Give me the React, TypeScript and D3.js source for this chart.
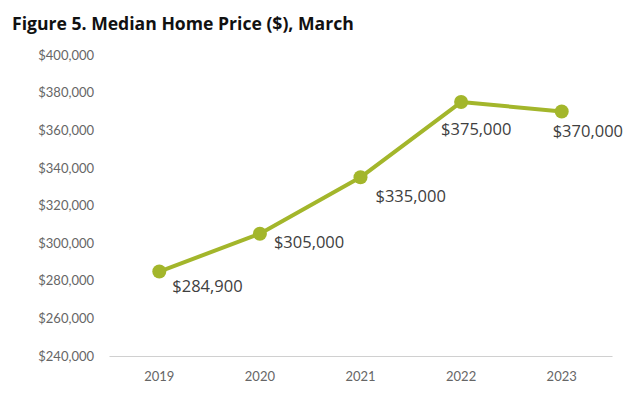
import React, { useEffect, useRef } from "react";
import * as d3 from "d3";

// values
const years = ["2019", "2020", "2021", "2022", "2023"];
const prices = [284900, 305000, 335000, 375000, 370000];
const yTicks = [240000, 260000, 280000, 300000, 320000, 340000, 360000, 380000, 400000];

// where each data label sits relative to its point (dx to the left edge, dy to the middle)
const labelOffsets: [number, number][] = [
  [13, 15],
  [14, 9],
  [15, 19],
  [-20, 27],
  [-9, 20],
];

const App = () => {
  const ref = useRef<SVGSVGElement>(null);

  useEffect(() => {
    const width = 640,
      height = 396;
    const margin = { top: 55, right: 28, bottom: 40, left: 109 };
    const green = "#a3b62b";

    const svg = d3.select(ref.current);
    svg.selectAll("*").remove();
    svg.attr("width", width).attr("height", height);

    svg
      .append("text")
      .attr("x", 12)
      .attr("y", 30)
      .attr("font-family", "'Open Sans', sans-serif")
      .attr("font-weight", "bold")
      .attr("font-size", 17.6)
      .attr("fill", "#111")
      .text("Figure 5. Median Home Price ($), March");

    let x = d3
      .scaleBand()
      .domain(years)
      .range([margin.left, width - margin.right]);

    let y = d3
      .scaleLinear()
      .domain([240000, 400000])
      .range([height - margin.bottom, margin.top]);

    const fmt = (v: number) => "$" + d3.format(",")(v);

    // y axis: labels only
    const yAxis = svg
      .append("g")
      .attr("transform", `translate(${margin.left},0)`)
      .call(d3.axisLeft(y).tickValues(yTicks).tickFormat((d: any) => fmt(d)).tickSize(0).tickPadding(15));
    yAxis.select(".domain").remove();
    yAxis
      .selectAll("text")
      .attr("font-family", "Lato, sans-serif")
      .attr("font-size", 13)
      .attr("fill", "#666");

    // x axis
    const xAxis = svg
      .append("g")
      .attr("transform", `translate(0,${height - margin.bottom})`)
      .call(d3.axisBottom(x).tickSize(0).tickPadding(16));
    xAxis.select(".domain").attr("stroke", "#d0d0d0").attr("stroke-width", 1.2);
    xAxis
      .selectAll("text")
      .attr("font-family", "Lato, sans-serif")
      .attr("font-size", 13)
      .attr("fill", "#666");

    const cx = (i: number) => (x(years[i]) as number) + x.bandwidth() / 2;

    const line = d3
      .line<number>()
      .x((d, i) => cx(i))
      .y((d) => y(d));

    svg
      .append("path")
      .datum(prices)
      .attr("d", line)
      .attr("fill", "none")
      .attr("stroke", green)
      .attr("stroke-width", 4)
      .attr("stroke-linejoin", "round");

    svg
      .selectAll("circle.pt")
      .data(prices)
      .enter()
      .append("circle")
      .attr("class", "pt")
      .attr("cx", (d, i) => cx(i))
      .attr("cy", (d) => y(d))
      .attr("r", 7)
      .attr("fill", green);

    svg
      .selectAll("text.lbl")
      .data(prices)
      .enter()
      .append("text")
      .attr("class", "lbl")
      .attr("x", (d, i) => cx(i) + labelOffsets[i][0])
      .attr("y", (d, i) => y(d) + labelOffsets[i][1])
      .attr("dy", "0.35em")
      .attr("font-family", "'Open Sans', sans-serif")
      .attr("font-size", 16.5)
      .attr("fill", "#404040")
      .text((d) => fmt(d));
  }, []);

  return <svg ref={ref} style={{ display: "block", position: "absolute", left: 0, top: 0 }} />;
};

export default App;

________________________________________

> _Prompt_
Please reproduce the listing exactly from its opening line through the line that contains "import * as", both included, with all pictures omitted.

> _Worked solution_
Give me the React, TypeScript and D3.js source for this chart.
import React, { useEffect, useRef } from "react";
import * as d3 from "d3";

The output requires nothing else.